[Start]

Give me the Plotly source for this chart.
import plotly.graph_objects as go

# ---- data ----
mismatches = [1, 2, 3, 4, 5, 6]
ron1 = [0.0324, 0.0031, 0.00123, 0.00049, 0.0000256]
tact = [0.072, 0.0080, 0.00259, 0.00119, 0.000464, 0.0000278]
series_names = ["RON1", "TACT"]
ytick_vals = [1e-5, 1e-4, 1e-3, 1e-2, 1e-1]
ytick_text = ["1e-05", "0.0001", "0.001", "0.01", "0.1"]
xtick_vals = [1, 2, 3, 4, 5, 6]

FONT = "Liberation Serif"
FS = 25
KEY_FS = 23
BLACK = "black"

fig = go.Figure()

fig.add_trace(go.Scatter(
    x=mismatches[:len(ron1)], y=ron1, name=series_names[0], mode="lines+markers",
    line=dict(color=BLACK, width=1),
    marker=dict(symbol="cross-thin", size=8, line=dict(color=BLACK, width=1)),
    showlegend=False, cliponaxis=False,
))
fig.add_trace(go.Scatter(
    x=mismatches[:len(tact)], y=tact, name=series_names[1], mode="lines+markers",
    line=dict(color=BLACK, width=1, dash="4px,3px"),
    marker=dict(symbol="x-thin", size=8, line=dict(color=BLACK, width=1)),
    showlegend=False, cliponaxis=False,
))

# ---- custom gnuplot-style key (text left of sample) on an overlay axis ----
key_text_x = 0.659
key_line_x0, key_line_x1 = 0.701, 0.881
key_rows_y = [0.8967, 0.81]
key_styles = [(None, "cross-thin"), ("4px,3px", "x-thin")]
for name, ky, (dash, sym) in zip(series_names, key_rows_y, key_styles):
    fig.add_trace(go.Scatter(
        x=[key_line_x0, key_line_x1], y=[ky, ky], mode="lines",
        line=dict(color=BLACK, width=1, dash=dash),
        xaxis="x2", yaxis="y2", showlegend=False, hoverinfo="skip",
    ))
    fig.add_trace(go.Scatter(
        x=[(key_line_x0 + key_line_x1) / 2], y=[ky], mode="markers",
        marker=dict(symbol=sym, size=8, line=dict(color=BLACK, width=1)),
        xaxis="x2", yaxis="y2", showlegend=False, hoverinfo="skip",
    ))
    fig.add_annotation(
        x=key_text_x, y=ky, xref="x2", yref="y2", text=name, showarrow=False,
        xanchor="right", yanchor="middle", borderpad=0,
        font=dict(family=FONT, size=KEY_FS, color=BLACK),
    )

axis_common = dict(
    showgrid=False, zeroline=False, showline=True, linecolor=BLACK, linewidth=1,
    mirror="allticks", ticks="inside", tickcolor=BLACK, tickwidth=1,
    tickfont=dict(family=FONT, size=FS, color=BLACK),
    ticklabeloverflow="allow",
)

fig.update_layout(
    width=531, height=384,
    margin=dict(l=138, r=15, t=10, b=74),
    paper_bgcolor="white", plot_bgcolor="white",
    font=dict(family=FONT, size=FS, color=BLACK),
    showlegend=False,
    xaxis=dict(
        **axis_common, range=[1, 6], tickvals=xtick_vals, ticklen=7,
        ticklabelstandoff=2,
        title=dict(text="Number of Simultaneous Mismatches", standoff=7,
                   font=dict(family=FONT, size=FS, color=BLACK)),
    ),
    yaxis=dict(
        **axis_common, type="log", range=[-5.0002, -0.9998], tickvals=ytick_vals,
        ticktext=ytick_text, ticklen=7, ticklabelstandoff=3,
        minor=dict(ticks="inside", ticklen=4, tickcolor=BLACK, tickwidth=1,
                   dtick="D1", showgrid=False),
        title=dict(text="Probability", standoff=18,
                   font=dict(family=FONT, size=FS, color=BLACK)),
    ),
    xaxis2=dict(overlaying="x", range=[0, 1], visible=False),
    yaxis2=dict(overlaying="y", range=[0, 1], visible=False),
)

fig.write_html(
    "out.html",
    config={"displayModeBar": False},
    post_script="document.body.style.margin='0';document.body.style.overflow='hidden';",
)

[End]
[Start]

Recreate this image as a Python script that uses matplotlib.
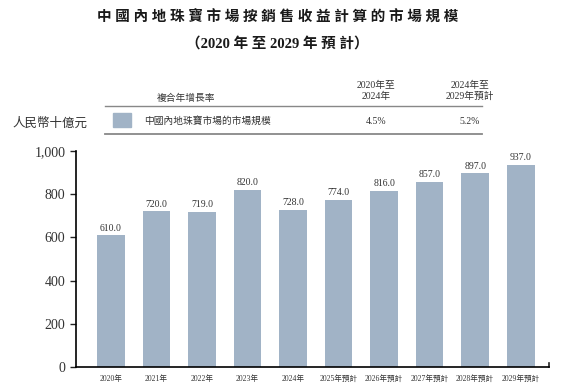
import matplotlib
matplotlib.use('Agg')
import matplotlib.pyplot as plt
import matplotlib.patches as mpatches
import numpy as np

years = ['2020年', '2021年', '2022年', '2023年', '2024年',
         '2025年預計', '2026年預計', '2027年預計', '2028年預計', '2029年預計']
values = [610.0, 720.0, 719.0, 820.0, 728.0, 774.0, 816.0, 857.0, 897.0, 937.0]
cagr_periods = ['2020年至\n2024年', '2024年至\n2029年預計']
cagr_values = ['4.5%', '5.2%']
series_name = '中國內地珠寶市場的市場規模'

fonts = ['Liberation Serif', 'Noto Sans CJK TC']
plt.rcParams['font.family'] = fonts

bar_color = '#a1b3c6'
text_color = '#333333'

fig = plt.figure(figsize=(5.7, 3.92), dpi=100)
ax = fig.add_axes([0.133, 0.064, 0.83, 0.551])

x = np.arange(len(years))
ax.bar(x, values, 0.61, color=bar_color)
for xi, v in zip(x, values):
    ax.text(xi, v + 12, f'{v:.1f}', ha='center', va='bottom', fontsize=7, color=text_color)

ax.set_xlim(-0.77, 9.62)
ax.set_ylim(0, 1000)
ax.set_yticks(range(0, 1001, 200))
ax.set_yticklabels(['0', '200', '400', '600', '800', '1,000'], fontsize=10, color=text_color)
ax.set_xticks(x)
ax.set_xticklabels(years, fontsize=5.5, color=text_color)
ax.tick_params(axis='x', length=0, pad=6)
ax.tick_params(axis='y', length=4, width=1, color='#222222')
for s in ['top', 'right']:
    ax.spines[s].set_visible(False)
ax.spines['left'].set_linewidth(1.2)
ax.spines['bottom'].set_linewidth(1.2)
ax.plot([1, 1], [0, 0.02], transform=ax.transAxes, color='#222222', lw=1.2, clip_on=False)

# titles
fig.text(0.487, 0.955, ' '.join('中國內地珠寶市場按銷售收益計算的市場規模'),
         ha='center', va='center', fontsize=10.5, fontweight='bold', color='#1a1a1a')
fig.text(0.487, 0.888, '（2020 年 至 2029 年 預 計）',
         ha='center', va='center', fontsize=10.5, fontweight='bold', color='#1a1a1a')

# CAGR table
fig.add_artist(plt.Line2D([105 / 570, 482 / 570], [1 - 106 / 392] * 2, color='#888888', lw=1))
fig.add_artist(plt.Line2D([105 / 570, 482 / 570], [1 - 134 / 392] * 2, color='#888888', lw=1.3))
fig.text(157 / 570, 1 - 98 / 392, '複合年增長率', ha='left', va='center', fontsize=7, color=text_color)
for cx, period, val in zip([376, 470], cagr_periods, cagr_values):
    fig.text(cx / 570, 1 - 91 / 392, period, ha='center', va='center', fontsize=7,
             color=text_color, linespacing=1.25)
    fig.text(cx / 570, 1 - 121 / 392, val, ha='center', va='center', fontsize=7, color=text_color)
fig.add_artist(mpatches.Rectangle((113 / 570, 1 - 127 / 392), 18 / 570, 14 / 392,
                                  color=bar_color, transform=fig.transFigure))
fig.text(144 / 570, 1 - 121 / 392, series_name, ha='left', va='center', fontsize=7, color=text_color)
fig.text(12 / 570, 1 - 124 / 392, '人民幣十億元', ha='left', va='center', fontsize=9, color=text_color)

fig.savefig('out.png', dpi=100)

[End]

Reproduce the entries exactly, from the line with "Recreate this image" to the line with "series_name = '中國內地珠寶市場的市場規模'", both lines included, keeping no pictures.

Recreate this image as a Python script that uses matplotlib.
import matplotlib
matplotlib.use('Agg')
import matplotlib.pyplot as plt
import matplotlib.patches as mpatches
import numpy as np

years = ['2020年', '2021年', '2022年', '2023年', '2024年',
         '2025年預計', '2026年預計', '2027年預計', '2028年預計', '2029年預計']
values = [610.0, 720.0, 719.0, 820.0, 728.0, 774.0, 816.0, 857.0, 897.0, 937.0]
cagr_periods = ['2020年至\n2024年', '2024年至\n2029年預計']
cagr_values = ['4.5%', '5.2%']
series_name = '中國內地珠寶市場的市場規模'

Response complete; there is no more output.